Disclaimer: This content is for educational use in controlled environments. Avoid deploying server services publicly unless you understand network security and firewall configuration.
From Desktop to Powerhouse
Ubuntu isn’t just an operating system — it’s a launchpad.
With a few commands, your laptop can become a private server, a local cloud, or a full development environment.
Every developer eventually learns this truth: a real project needs a real environment — one you understand from the ground up.
The Developer’s Foundation
Start with what every coder needs:
sudo apt update && sudo apt install git curl vim build-essential
This command silently installs your first toolkit of creation.

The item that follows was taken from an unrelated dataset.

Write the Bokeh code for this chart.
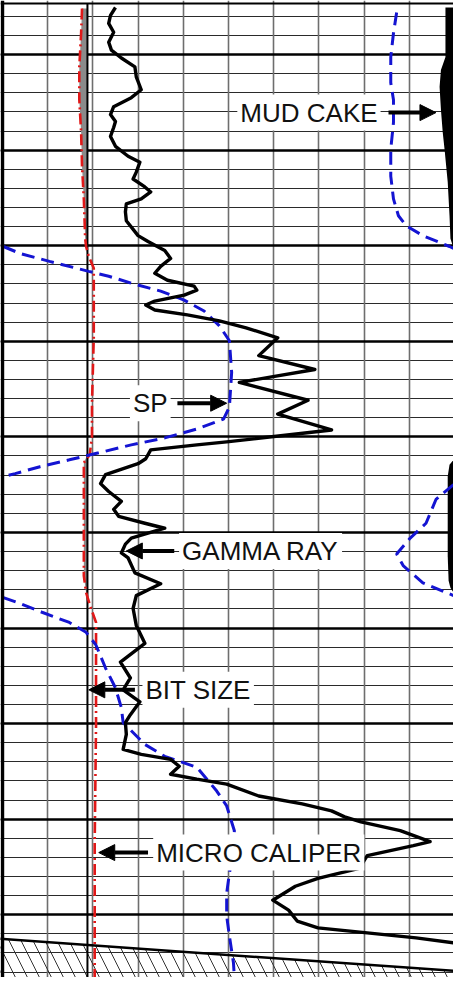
from bokeh.plotting import figure
from bokeh.models import Range1d, Label, Arrow, NormalHead, Span, Grid, FixedTicker
from bokeh.embed import file_html
from bokeh.resources import INLINE
import numpy as np

# ---------------- data (track position in chart divisions 0-10, depth in ft) ----------------
# Gamma ray curve
gr_pos = [2.50, 2.39, 2.35, 2.46, 2.35, 2.41, 2.63, 2.93, 2.96, 3.07,
          2.85, 2.46, 2.39, 2.50, 2.46, 2.39, 2.50, 2.78, 3.04, 2.96,
          2.89, 3.15, 3.28, 3.07, 2.74, 2.72, 2.74, 3.00, 3.22, 3.59,
          3.72, 3.50, 3.37, 3.65, 4.24, 4.30, 4.02, 3.37, 3.17, 3.37,
          4.09, 4.80, 5.39, 6.09, 5.67, 6.91, 5.24, 6.76, 6.09, 7.28,
          4.96, 4.30, 3.28, 3.17, 3.00, 2.28, 2.17, 2.35, 2.63, 2.46,
          2.57, 3.15, 3.59, 2.85, 2.72, 2.63, 2.78, 2.93, 3.50, 2.96,
          2.89, 2.96, 3.15, 2.61, 2.83, 2.67, 3.04, 2.83, 2.72, 2.74,
          2.67, 3.07, 3.72, 3.91, 3.72, 4.30, 4.96, 5.67, 6.63, 7.28,
          7.57, 7.93, 8.80, 9.46, 9.09, 8.07, 7.89, 6.98, 6.48, 5.98,
          6.33, 6.52, 6.98, 8.07, 9.15, 9.98]
gr_depth = [4995.07, 4995.90, 4996.73, 4997.66, 4998.70, 4999.53, 5000.36, 5001.29, 5002.33, 5003.68,
            5004.51, 5005.45, 5006.28, 5007.00, 5007.63, 5008.56, 5009.60, 5010.64, 5011.26, 5012.30,
            5013.02, 5013.85, 5014.37, 5015.10, 5015.62, 5016.45, 5017.38, 5018.94, 5019.56, 5020.50,
            5021.33, 5022.16, 5022.88, 5023.61, 5024.23, 5024.65, 5025.17, 5025.79, 5026.20, 5026.72,
            5027.24, 5027.86, 5028.59, 5029.63, 5031.50, 5032.95, 5034.30, 5036.17, 5037.62, 5039.28,
            5040.53, 5040.84, 5041.36, 5042.29, 5042.81, 5043.95, 5044.89, 5045.72, 5046.75, 5047.58,
            5048.31, 5049.04, 5049.56, 5050.59, 5051.22, 5052.15, 5052.67, 5054.23, 5055.37, 5056.61,
            5057.96, 5059.73, 5061.60, 5063.57, 5065.23, 5066.47, 5067.72, 5069.07, 5069.90, 5071.14,
            5072.70, 5073.22, 5073.74, 5074.47, 5075.30, 5075.82, 5076.33, 5077.58, 5078.41, 5079.14,
            5079.76, 5080.28, 5081.21, 5082.35, 5082.77, 5083.81, 5085.16, 5086.19, 5087.02, 5088.48,
            5089.52, 5090.66, 5091.38, 5091.90, 5092.42, 5092.94]

# SP curve (wraps around the track: four pieces)
sp_pos = [
    [8.72, 8.65, 8.59, 8.59, 8.65, 8.65, 8.59, 8.59, 8.65, 8.76, 8.93, 9.30, 9.89, 9.98],
    [0.02, 0.39, 1.04, 1.91, 2.35, 2.85, 3.50, 4.02, 4.46, 4.80, 5.02, 5.07, 5.02, 4.89,
     4.30, 3.59, 2.85, 2.13, 1.48, 0.83, 0.28, 0.02],
    [9.98, 9.59, 9.37, 9.02, 8.72, 8.87, 9.30, 9.98],
    [0.02, 0.39, 0.89, 1.48, 1.85, 2.07, 2.28, 2.50, 2.63, 2.67, 3.15, 3.59, 4.30, 4.74,
     4.96, 5.13, 5.11, 5.02, 4.96, 4.96, 5.02, 5.11, 5.13],
]
sp_depth = [
    [4995.59, 4997.77, 5000.26, 5002.95, 5004.72, 5007.11, 5009.91, 5012.71, 5015.10, 5016.86,
     5017.90, 5018.94, 5020.08, 5020.29],
    [5020.08, 5020.81, 5021.64, 5022.68, 5023.19, 5023.92, 5024.75, 5025.69, 5026.83, 5028.38,
     5029.94, 5033.26, 5036.89, 5038.14, 5039.18, 5040.11, 5040.84, 5041.67, 5042.40, 5043.12,
     5043.85, 5044.16],
    [5044.99, 5046.55, 5049.04, 5050.59, 5052.26, 5053.50, 5055.27, 5056.61],
    [5056.82, 5057.44, 5058.38, 5059.42, 5060.45, 5061.80, 5064.19, 5066.27, 5068.34, 5069.90,
     5072.18, 5073.43, 5074.57, 5077.06, 5078.62, 5081.21, 5083.29, 5085.68, 5087.75, 5090.14,
     5092.21, 5095.02, 5096.57],
]

# Micro caliper
cal_pos = [1.76, 1.74, 1.70, 1.70, 1.74, 1.76, 1.80, 1.83, 1.85, 1.91,
           2.02, 2.02, 2.02, 2.00, 1.98, 1.98, 1.93, 1.80, 1.80, 1.80,
           1.85, 1.96, 2.07, 2.07, 2.04, 2.04]
cal_depth = [4995.17, 4997.77, 5001.29, 5004.72, 5008.14, 5011.67, 5015.10, 5019.25, 5020.08, 5021.12,
             5022.36, 5026.20, 5029.63, 5033.05, 5036.58, 5040.01, 5041.88, 5042.71, 5044.16, 5054.54,
             5056.30, 5057.96, 5059.42, 5070.11, 5082.56, 5096.57]

# Bit size
bit_size = 1.88
bit_depth = [4994.65, 5096.57]

# Mud cake (right-hand black band), left edge
mud1_pos = [9.80, 9.80, 9.70, 9.67, 9.70, 9.74, 9.78, 9.85, 9.89, 9.91, 9.98]
mud1_depth = [4995.07, 5000.26, 5001.61, 5003.37, 5005.76, 5008.14, 5009.91, 5013.33, 5016.86, 5019.25, 5020.29]
mud2_pos = [9.98, 9.89, 9.85, 9.85, 9.87, 9.91, 9.98]
mud2_depth = [5042.40, 5042.91, 5044.16, 5052.46, 5055.06, 5055.78, 5056.30]

# Total depth line (hatched below)
td_pos = [-0.10, 10.05]
td_depth = [5092.50, 5095.90]

# Grid ticks
minor_depths = list(range(4996, 5098, 2))
major_depths = list(range(5000, 5091, 10))
track_divs = [1, 2, 3, 4, 5, 6, 7, 8, 9]
top_depth = 4994.65

# Annotations
label_text = ["MUD CAKE", "SP", "GAMMA RAY", "BIT SIZE", "MICRO CALIPER"]
label_x = [6.78, 3.27, 5.71, 4.33, 5.67]
label_y = [5006.07, 5036.48, 5051.94, 5066.47, 5083.50]
arrow_x0 = [8.54, 3.87, 3.80, 2.93, 3.22]
arrow_x1 = [9.59, 4.96, 2.74, 1.91, 2.13]

# ---------------- figure ----------------
p = figure(width=453, height=977,
           x_range=Range1d(-0.0435, 9.978), y_range=Range1d(5096.57, 4994.34),
           output_backend="svg", toolbar_location=None, min_border=0,
           x_axis_location=None, y_axis_location=None)
p.outline_line_color = None
p.xgrid.visible = False
p.ygrid.visible = False
p.background_fill_color = "white"

p.add_layout(Grid(dimension=1, ticker=FixedTicker(ticks=minor_depths),
                  grid_line_color="#2a2a2a", grid_line_width=1.2))
p.add_layout(Grid(dimension=0, ticker=FixedTicker(ticks=track_divs),
                  grid_line_color="#6e6e6e", grid_line_width=1.6))
p.add_layout(Grid(dimension=1, ticker=FixedTicker(ticks=major_depths),
                  grid_line_color="black", grid_line_width=2.6))

p.add_layout(Span(location=top_depth, dimension="width", line_color="black", line_width=2))
p.add_layout(Span(location=0, dimension="height", line_color="black", line_width=3.5))

# hatched zone below total depth
hx = td_pos + td_pos[::-1]
hy = td_depth + [5098.0, 5098.0]
p.patch(hx, hy, fill_color="white", fill_alpha=0.0, line_color=None, hatch_pattern="left_diagonal_line",
        hatch_color="#333333", hatch_scale=24, hatch_weight=1.0, hatch_alpha=1.0)
p.line(td_pos, td_depth, line_color="black", line_width=2.5)

# mud cake fill between caliper and bit size
cal_arr = np.array(cal_pos)
p.harea(x1=np.minimum(cal_arr, bit_size), x2=np.full(len(cal_pos), bit_size), y=cal_depth,
        fill_color="#8a8a8a")

# right-hand mud cake band
p.harea(x1=mud1_pos, x2=[10.2] * len(mud1_pos), y=mud1_depth, fill_color="black")
p.harea(x1=mud2_pos, x2=[10.2] * len(mud2_pos), y=mud2_depth, fill_color="black")

# bit size
p.line([bit_size, bit_size], bit_depth, line_color="black", line_width=2)

# micro caliper
p.line(cal_pos, cal_depth, line_color="#e01818", line_width=2.6, line_dash="11 4 2 4")

# SP
p.multi_line(sp_pos, sp_depth, line_color="#1414d2", line_width=3, line_dash="13 7")

# gamma ray
p.line(gr_pos, gr_depth, line_color="black", line_width=3.4, line_join="round")

for t, lx, ly in zip(label_text, label_x, label_y):
    p.add_layout(Label(x=lx, y=ly, text=t, text_align="center", text_baseline="middle",
                       text_font="Liberation Sans", text_font_size="26px", text_color="#111111",
                       background_fill_color="white", background_fill_alpha=1.0, padding=3))

for x0, x1, ly in zip(arrow_x0, arrow_x1, label_y):
    p.add_layout(Arrow(end=NormalHead(size=16, fill_color="black", line_color="black"),
                       x_start=x0, y_start=ly, x_end=x1, y_end=ly,
                       line_color="black", line_width=4))

open("out.html", "w").write(file_html(p, INLINE))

Then, depending on your language:
- Python →
sudo apt install python3-pip - Node.js →
sudo apt install nodejs npm - PHP →
sudo apt install php libapache2-mod-php - C/C++ → already included in
build-essential
Ubuntu becomes a flexible lab where you are the architect.
Mini Project: Your First Local Web Server
Let’s turn your machine into a working web server in 3 lines:
sudo apt install apache2
sudo systemctl start apache2
echo "Hello from Ubuntu!" | sudo tee /var/www/html/index.html
Now visit http://localhost — you’ve built a server from scratch.
Behind that simple page lies the full structure of the web.
Beyond “It Works”: Version Control and Deployment
Once your server runs, integrate Git:
git init
git add .
git commit -m "My first server project"
You’ve just versioned your environment — a developer’s memory.
Next challenge? Create a repository on GitHub and connect it.
You’re no longer just a user; you’re a maker in the open-source world.
In Summary
Ubuntu doesn’t separate “user” and “developer” — it merges them.
When you host your own code, manage your own environment, and understand each process running behind the interface…
You’re not learning Ubuntu anymore. You’re building your own universe.